■ The exercise: Count the lines in the data below where the string "React" occurs, please, and give the number alone.

[START Given entries]

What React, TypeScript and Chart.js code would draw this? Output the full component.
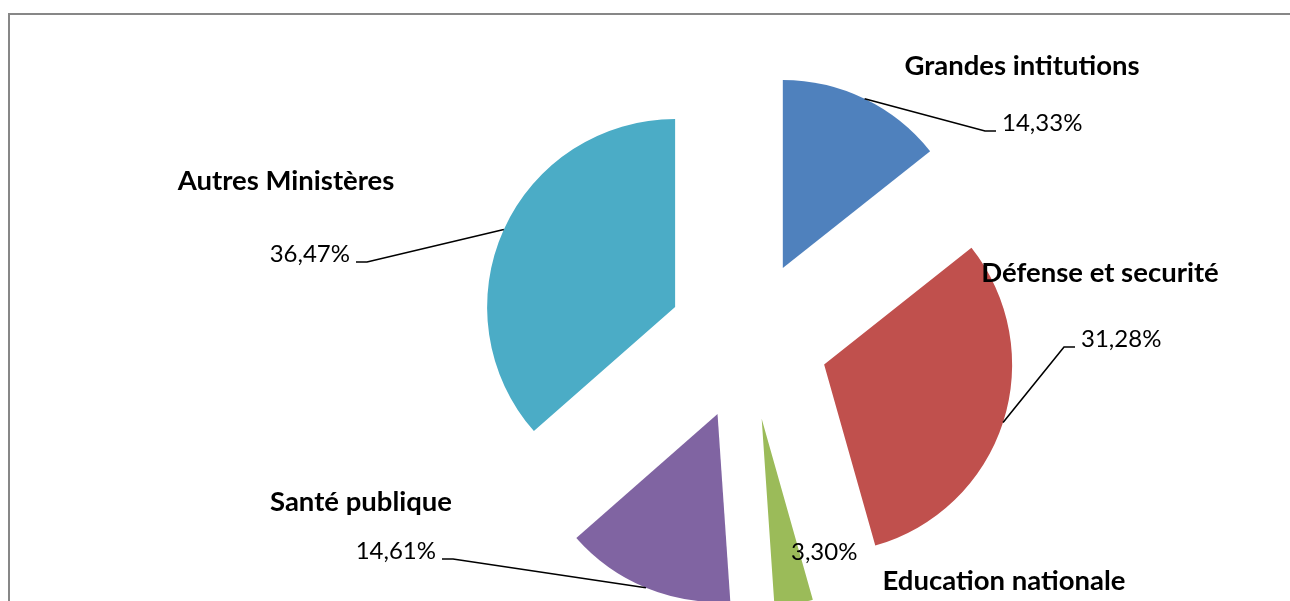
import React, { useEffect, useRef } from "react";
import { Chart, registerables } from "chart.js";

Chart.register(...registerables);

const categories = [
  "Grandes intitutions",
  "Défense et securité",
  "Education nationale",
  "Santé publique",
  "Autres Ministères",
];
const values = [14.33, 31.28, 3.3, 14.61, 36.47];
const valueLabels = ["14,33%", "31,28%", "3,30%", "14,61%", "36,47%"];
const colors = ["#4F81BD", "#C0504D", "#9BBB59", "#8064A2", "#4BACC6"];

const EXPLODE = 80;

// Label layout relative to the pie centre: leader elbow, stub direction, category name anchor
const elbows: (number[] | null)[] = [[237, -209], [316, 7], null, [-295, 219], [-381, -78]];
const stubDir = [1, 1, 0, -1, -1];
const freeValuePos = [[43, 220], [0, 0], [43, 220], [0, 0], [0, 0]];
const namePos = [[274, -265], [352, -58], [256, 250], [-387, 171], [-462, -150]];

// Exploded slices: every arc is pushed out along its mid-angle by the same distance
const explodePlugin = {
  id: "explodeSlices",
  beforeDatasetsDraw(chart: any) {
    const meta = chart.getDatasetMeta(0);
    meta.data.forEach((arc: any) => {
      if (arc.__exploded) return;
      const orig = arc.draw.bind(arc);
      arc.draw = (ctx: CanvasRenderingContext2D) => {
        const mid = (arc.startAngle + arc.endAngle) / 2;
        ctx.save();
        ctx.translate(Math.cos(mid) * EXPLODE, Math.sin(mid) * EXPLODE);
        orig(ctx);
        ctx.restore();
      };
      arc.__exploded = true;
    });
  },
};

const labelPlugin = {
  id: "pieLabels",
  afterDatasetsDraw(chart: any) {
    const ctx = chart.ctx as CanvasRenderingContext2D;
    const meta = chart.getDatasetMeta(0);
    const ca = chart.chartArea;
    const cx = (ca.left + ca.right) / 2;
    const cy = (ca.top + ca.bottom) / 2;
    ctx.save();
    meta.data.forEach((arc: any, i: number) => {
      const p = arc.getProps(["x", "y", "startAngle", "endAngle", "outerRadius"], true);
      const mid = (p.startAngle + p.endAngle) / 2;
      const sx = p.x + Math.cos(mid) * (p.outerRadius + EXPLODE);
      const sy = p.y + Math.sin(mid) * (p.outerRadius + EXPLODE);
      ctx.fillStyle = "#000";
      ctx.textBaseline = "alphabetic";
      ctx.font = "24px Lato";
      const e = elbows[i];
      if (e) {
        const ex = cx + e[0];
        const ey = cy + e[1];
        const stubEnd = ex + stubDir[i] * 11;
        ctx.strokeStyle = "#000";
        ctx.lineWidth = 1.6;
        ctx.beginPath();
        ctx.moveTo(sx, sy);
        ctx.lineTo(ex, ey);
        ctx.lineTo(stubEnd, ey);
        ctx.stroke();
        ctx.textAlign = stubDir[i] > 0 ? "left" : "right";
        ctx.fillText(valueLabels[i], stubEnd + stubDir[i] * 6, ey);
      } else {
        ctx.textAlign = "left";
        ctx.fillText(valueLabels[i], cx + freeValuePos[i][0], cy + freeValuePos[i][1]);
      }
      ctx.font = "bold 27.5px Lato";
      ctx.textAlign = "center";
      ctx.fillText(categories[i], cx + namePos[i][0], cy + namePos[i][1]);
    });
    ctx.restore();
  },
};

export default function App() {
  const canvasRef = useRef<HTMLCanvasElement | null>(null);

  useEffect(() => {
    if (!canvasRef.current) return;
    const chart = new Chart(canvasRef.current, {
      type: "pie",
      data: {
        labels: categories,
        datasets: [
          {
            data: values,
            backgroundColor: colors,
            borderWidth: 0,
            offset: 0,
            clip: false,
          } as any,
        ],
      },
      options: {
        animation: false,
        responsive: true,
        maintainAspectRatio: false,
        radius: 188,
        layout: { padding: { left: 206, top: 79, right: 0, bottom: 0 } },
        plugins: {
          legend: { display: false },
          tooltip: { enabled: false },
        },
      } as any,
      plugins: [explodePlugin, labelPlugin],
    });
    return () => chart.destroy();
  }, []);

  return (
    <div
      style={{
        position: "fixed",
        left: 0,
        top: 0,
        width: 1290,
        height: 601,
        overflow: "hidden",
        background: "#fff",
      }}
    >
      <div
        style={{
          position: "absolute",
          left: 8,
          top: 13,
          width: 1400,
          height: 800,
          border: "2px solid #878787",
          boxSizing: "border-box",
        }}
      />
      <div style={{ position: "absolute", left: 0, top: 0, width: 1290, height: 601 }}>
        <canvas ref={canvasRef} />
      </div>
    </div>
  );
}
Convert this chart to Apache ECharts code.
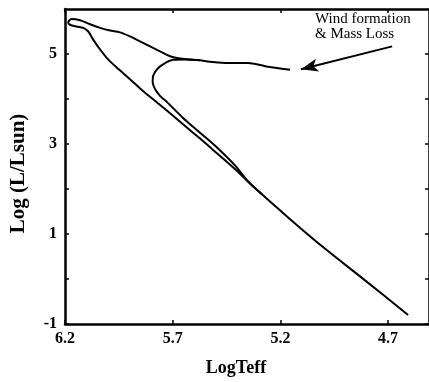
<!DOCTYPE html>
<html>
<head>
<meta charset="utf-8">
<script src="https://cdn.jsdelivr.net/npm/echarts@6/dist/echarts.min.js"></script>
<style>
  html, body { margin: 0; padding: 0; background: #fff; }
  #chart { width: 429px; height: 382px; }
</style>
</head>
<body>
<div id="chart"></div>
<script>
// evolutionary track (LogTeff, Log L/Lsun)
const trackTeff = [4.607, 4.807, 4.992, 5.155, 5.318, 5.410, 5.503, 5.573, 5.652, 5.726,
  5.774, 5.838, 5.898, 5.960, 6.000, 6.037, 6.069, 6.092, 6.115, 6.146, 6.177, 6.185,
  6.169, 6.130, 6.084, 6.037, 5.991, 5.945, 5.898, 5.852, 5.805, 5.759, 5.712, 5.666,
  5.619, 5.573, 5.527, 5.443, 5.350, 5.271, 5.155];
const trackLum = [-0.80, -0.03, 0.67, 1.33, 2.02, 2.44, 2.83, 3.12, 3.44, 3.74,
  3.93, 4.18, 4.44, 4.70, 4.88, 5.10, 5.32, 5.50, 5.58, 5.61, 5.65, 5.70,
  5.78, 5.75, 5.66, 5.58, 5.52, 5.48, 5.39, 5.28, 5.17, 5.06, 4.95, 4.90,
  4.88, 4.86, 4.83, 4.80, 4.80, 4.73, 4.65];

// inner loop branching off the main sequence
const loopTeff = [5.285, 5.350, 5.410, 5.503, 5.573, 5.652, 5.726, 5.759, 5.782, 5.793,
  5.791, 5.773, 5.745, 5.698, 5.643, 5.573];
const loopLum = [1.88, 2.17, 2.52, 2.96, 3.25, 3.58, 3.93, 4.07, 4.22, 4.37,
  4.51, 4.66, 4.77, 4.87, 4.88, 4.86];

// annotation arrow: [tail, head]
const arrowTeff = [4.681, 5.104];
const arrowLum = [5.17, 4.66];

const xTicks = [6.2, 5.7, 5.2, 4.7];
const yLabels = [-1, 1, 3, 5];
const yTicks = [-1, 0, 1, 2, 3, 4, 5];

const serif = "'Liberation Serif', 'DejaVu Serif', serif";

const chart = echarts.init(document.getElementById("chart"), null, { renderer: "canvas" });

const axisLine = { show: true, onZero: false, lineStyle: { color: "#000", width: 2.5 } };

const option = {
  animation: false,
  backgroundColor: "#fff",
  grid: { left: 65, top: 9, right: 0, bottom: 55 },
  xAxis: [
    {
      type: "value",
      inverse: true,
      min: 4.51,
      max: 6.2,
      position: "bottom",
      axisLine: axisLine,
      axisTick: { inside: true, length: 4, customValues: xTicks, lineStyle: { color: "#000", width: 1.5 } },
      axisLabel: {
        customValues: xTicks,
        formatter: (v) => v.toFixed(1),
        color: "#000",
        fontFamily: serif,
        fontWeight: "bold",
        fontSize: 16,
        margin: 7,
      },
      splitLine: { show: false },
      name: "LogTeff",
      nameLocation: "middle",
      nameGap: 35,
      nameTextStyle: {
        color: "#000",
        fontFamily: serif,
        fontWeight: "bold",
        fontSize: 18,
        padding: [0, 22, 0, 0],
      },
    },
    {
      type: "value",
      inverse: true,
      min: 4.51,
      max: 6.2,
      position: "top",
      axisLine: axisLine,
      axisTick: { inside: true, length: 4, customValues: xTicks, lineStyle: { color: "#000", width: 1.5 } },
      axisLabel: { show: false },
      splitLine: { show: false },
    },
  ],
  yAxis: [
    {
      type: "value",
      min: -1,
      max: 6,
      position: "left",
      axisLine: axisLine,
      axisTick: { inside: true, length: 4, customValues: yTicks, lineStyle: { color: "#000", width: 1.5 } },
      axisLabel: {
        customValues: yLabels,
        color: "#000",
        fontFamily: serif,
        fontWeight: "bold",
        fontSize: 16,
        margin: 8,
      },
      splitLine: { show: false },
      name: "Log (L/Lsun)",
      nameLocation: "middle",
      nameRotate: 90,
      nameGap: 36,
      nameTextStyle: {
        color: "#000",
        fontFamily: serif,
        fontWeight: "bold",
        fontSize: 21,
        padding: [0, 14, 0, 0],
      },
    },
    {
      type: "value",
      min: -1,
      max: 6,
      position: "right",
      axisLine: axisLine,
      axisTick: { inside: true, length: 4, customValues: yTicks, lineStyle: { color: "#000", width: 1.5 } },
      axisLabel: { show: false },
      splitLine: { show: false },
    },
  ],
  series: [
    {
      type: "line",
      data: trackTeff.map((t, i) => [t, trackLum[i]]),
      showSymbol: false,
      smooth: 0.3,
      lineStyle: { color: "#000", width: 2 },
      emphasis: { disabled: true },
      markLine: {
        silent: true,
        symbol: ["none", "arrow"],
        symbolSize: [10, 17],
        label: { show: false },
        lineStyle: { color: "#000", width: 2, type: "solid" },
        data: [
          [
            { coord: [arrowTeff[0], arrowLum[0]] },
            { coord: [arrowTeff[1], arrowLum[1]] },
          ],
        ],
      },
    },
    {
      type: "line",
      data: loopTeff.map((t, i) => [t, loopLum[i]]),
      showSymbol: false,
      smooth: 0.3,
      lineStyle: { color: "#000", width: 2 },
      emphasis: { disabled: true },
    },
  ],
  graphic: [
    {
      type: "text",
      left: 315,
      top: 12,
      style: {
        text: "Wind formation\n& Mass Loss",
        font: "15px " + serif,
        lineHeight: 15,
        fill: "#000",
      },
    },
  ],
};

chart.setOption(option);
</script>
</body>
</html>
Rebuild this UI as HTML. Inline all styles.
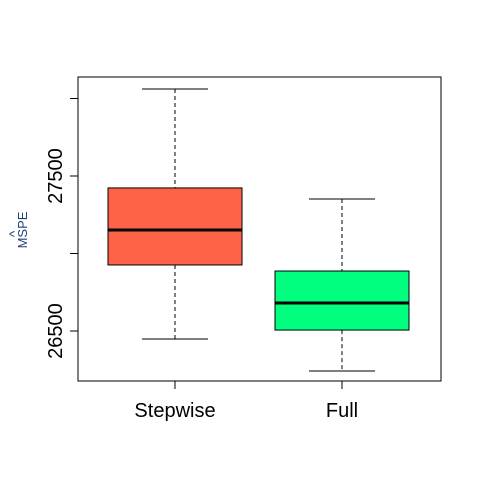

[END Given entries]

■ Solution to this problem: 2